#### Goal
Transcribe the material in full. Nothing should differ except that the pictures are left out.

#### Recorded information

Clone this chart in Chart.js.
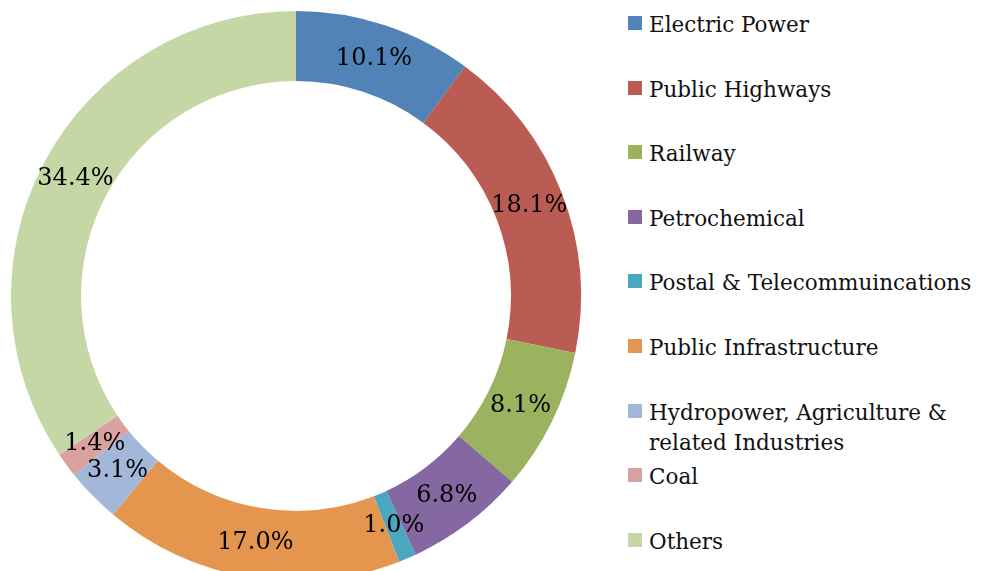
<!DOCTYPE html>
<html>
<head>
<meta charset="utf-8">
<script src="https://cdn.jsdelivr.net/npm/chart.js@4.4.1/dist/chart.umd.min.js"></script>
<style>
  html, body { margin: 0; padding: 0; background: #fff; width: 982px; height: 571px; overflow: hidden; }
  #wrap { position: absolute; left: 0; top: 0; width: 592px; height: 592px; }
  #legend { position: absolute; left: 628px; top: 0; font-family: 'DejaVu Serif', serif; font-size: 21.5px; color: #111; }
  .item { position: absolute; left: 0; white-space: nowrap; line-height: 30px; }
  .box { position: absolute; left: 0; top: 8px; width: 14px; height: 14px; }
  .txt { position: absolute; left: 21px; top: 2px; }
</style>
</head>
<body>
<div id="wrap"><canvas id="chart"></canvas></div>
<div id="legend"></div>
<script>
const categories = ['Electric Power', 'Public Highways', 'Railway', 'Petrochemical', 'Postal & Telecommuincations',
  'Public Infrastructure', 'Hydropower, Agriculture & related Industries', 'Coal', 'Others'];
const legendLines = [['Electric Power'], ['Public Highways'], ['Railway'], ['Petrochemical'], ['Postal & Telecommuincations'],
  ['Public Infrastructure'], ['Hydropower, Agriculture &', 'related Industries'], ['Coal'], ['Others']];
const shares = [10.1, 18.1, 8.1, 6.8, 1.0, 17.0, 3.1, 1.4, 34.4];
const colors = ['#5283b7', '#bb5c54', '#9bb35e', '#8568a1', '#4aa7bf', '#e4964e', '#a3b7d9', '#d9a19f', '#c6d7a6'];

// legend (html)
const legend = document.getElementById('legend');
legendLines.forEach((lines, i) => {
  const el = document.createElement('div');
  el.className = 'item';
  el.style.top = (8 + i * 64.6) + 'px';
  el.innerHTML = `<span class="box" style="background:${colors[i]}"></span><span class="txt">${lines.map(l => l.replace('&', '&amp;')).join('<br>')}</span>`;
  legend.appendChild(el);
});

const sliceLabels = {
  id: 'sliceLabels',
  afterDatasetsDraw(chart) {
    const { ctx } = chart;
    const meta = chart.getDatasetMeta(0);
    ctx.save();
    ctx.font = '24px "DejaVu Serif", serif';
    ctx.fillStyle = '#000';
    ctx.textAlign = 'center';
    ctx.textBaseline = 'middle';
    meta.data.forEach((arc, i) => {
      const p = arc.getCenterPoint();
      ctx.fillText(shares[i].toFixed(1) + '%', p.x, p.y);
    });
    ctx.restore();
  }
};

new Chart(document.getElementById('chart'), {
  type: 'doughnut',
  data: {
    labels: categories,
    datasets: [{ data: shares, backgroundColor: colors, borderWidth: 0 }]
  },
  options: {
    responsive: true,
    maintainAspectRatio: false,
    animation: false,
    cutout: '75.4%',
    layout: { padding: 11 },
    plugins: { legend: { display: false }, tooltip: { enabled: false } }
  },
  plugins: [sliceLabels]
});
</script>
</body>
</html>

#### Problem solution
Clone this chart in Chart.js.
<!DOCTYPE html>
<html>
<head>
<meta charset="utf-8">
<script src="https://cdn.jsdelivr.net/npm/chart.js@4.4.1/dist/chart.umd.min.js"></script>
<style>
  html, body { margin: 0; padding: 0; background: #fff; width: 982px; height: 571px; overflow: hidden; }
  #wrap { position: absolute; left: 0; top: 0; width: 592px; height: 592px; }
  #legend { position: absolute; left: 628px; top: 0; font-family: 'DejaVu Serif', serif; font-size: 21.5px; color: #111; }
  .item { position: absolute; left: 0; white-space: nowrap; line-height: 30px; }
  .box { position: absolute; left: 0; top: 8px; width: 14px; height: 14px; }
  .txt { position: absolute; left: 21px; top: 2px; }
</style>
</head>
<body>
<div id="wrap"><canvas id="chart"></canvas></div>
<div id="legend"></div>
<script>
const categories = ['Electric Power', 'Public Highways', 'Railway', 'Petrochemical', 'Postal & Telecommuincations',
  'Public Infrastructure', 'Hydropower, Agriculture & related Industries', 'Coal', 'Others'];
const legendLines = [['Electric Power'], ['Public Highways'], ['Railway'], ['Petrochemical'], ['Postal & Telecommuincations'],
  ['Public Infrastructure'], ['Hydropower, Agriculture &', 'related Industries'], ['Coal'], ['Others']];
const shares = [10.1, 18.1, 8.1, 6.8, 1.0, 17.0, 3.1, 1.4, 34.4];
const colors = ['#5283b7', '#bb5c54', '#9bb35e', '#8568a1', '#4aa7bf', '#e4964e', '#a3b7d9', '#d9a19f', '#c6d7a6'];

// legend (html)
const legend = document.getElementById('legend');
legendLines.forEach((lines, i) => {
  const el = document.createElement('div');
  el.className = 'item';
  el.style.top = (8 + i * 64.6) + 'px';
  el.innerHTML = `<span class="box" style="background:${colors[i]}"></span><span class="txt">${lines.map(l => l.replace('&', '&amp;')).join('<br>')}</span>`;
  legend.appendChild(el);
});

const sliceLabels = {
  id: 'sliceLabels',
  afterDatasetsDraw(chart) {
    const { ctx } = chart;
    const meta = chart.getDatasetMeta(0);
    ctx.save();
    ctx.font = '24px "DejaVu Serif", serif';
    ctx.fillStyle = '#000';
    ctx.textAlign = 'center';
    ctx.textBaseline = 'middle';
    meta.data.forEach((arc, i) => {
      const p = arc.getCenterPoint();
      ctx.fillText(shares[i].toFixed(1) + '%', p.x, p.y);
    });
    ctx.restore();
  }
};

new Chart(document.getElementById('chart'), {
  type: 'doughnut',
  data: {
    labels: categories,
    datasets: [{ data: shares, backgroundColor: colors, borderWidth: 0 }]
  },
  options: {
    responsive: true,
    maintainAspectRatio: false,
    animation: false,
    cutout: '75.4%',
    layout: { padding: 11 },
    plugins: { legend: { display: false }, tooltip: { enabled: false } }
  },
  plugins: [sliceLabels]
});
</script>
</body>
</html>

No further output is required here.